Study Overview
| Authors | Wong N.S.M., Yeung A.W.K., McGrath C.P., Leung Y.Y. |
| Institution | University of Hong Kong |
| Journal | International Dental Journal (Elsevier) |
| Year | 2025 |
| DOI | 10.1016/j.identj.2025.100882 |
| PubMed | PMC12272129 |
| Product | eSense Respiration |
| Participants | 60 patients (RCT, randomized controlled) |
| Design | Single-blind, randomized parallel-group RCT |
What was investigated?
Researchers at the University of Hong Kong investigated whether real-time breathing biofeedback can reduce anxiety and physiological stress responses in patients during tooth extraction under local anesthesia. The central question was whether situational anxiety during the dental procedure can be measurably influenced through visual feedback of one’s own breathing parameters in real time. This is one of the first randomized controlled trials on the use of breathing biofeedback in dentistry.
Methods
62 patients were randomized and 60 completed the study (30 per group). Included were adults (18+) requiring non-surgical tooth extraction under local anesthesia. Measurements were taken preoperatively, perioperatively, and postoperatively. The biofeedback group received real-time feedback of their breathing parameters through Epson Moverio BT-30C smart glasses, where a color-coded symbol indicated breathing coherence (Red = incoherent breathing, Green = deep, coherent breathing). The control group wore identical hardware but received no feedback on the glasses. Measurement instruments included respiratory rate and amplitude, pulse rate, and validated anxiety scales (VAS, STAI, MDAS, DFS).

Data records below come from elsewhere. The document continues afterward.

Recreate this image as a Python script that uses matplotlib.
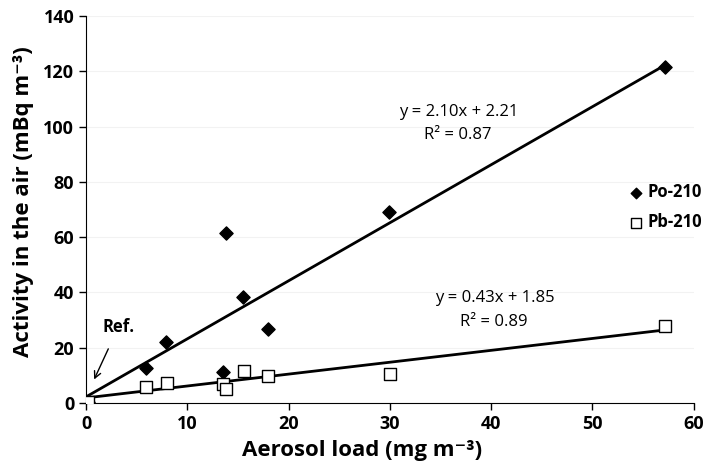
import numpy as np
import matplotlib.pyplot as plt

# data
aerosol_po = [0.2, 5.9, 7.9, 13.5, 13.8, 15.5, 18.0, 29.9, 57.2]
po210 = [0.5, 12.7, 22.0, 11.2, 61.5, 38.3, 26.8, 69.0, 121.5]
aerosol_pb = [0.2, 5.9, 8.0, 13.5, 13.8, 15.6, 18.0, 30.0, 57.2]
pb210 = [0.5, 5.8, 7.2, 6.9, 5.0, 11.6, 9.8, 10.5, 27.8]

fit_po = (2.10, 2.21, 0.87)
fit_pb = (0.43, 1.85, 0.89)
x_fit = [0, 57]

plt.rcParams['font.family'] = ['Open Sans', 'DejaVu Sans']

fig = plt.figure(figsize=(7.05, 4.73), dpi=100)
ax = fig.add_axes([0.122, 0.148, 0.862, 0.818])

for sl, ic, _ in (fit_po, fit_pb):
    xf = np.array(x_fit)
    ax.plot(xf, sl * xf + ic, color='black', lw=2, zorder=2)

ax.scatter(aerosol_po, po210, marker='D', s=45, color='black', zorder=3, label='Po-210')
ax.scatter(aerosol_pb, pb210, marker='s', s=70, facecolor='white', edgecolor='black',
           linewidths=1, zorder=3, label='Pb-210')

ax.text(36.8, 105.3, f'y = {fit_po[0]:.2f}x + {fit_po[1]:.2f}', ha='center', va='center', fontsize=12)
ax.text(36.7, 97.0, f'R² = {fit_po[2]:.2f}', ha='center', va='center', fontsize=12)
ax.text(40.4, 38.0, f'y = {fit_pb[0]:.2f}x + {fit_pb[1]:.2f}', ha='center', va='center', fontsize=12)
ax.text(40.3, 29.3, f'R² = {fit_pb[2]:.2f}', ha='center', va='center', fontsize=12)

ax.annotate('Ref.', xy=(0.8, 8.5), xytext=(3.2, 27.5), ha='center', va='center',
            fontsize=12, fontweight='bold',
            arrowprops=dict(arrowstyle='->', color='black', lw=1, shrinkA=8, shrinkB=0))

ax.set_xlim(0, 60)
ax.set_ylim(0, 140)
ax.set_xticks(range(0, 61, 10))
ax.set_yticks(range(0, 141, 20))
ax.grid(axis='y', color='#f2f2f2', lw=0.8)
ax.set_axisbelow(True)
for s in ('top', 'right'):
    ax.spines[s].set_visible(False)
ax.tick_params(labelsize=13, direction='out', length=5, width=1)
for lab in ax.get_xticklabels() + ax.get_yticklabels():
    lab.set_fontweight('bold')

ax.set_xlabel('Aerosol load (mg m⁻³)', fontsize=16, fontweight='bold', labelpad=4)
ax.xaxis.set_label_coords(0.455, -0.095)
ax.set_ylabel('Activity in the air (mBq m⁻³)', fontsize=16, fontweight='bold', labelpad=6)
ax.yaxis.set_label_coords(-0.085, 0.52)

leg = ax.legend(loc='center left', bbox_to_anchor=(0.88, 0.506), frameon=False,
                prop={'weight': 'bold', 'size': 12}, handletextpad=0.3, markerscale=0.8,
                handlelength=0.8, borderpad=0, labelspacing=0.75)

fig.savefig('out.png', dpi=100)
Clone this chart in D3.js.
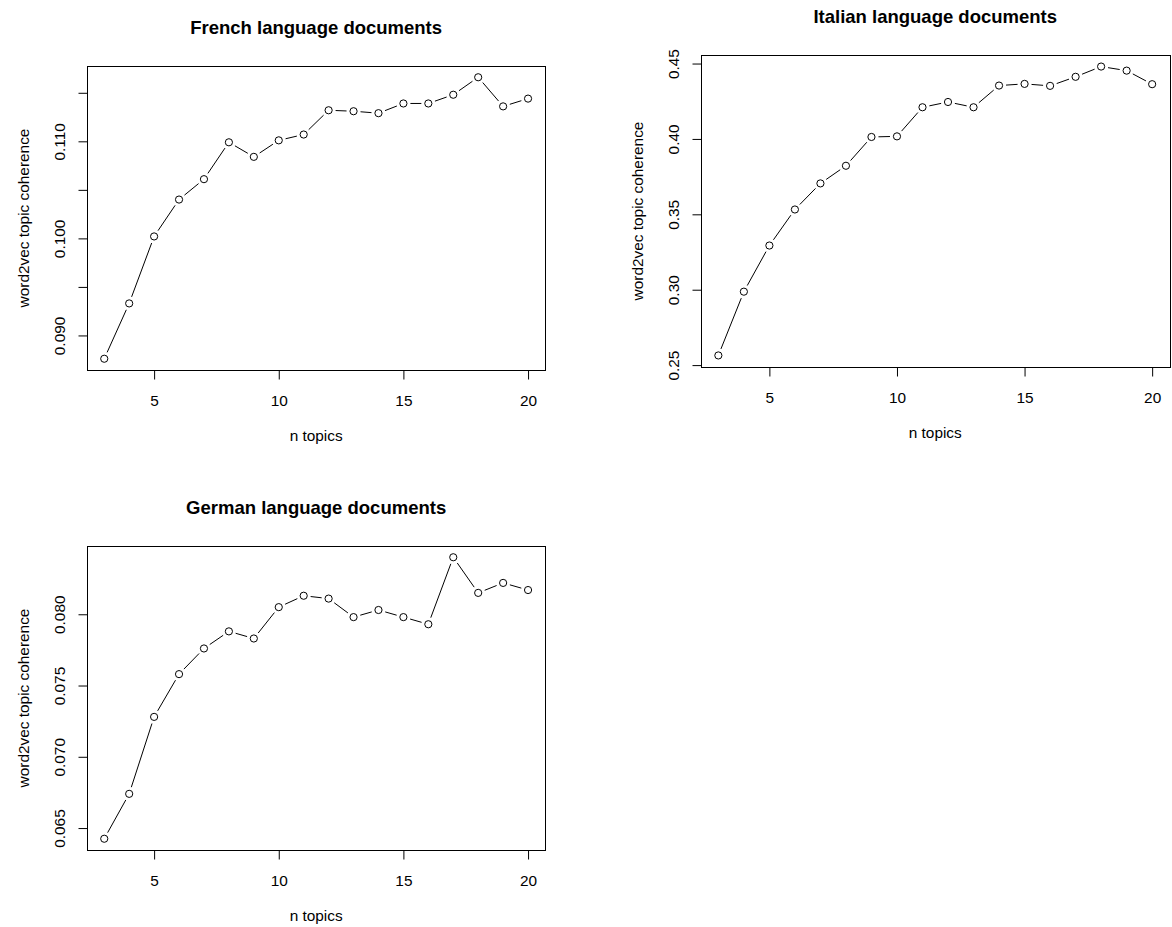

Mindfield Product in this Study
The eSense Respiration (Mindfield Biosystems Ltd., Gronau, Germany) was the core instrument of this study. The stretchable belt sensor was fastened around the patients’ abdomen and measured respiratory rate, depth, and breathing patterns in real time throughout the entire dental procedure. Data flowed from the eSense Respiration sensor via a tablet through WiFi to the smart glasses of the biofeedback group. The control group wore the same sensor but received no feedback. The eSense Respiration was thus both the measurement device and the biofeedback source for the central intervention of this clinical study — under real clinical conditions (dental practice, patients under stress).
Results
The researchers found the following statistically significant differences in favor of the biofeedback group:
During the procedure (perioperative):
- Significantly lower respiratory rate (mean difference: -2.75 breaths/min; p = 0.03)
- Higher breathing regularity (+5.63 percentage points; p = 0.035)
- Higher respiratory amplitude (+48.83 units; p = 0.005)
After the procedure (postoperative):
- Greater decrease in pulse rate (-3.61 bpm; p = 0.030)
- Significantly lower STAI-State anxiety scores (situational anxiety; p = 0.015)
- Significantly lower VAS anxiety scores immediately after the procedure (p = 0.002)
No significant differences were found for the dental-specific long-term anxiety measures MDAS and DFS. The authors interpret this by noting that deeply rooted dental anxiety (as a stable personality trait) is not substantially changed by a single biofeedback session — the intervention showed its effect specifically on situational anxiety during the procedure.
Significance
This study is the only published randomized controlled trial (RCT) to date in which the eSense Respiration was used as the primary measurement instrument in a clinical intervention study. It demonstrates the practical applicability of the sensor under real clinical conditions — in the treatment chair of a dental practice, with patients under acute stress, during a medical procedure.
The significant reduction in situational anxiety (STAI-State, VAS) and the improved respiratory parameters demonstrate that real-time breathing biofeedback with the eSense Respiration has a demonstrable effect on perioperative stress physiology. The study appeared in 2025 in the International Dental Journal, an internationally recognized dental medicine journal.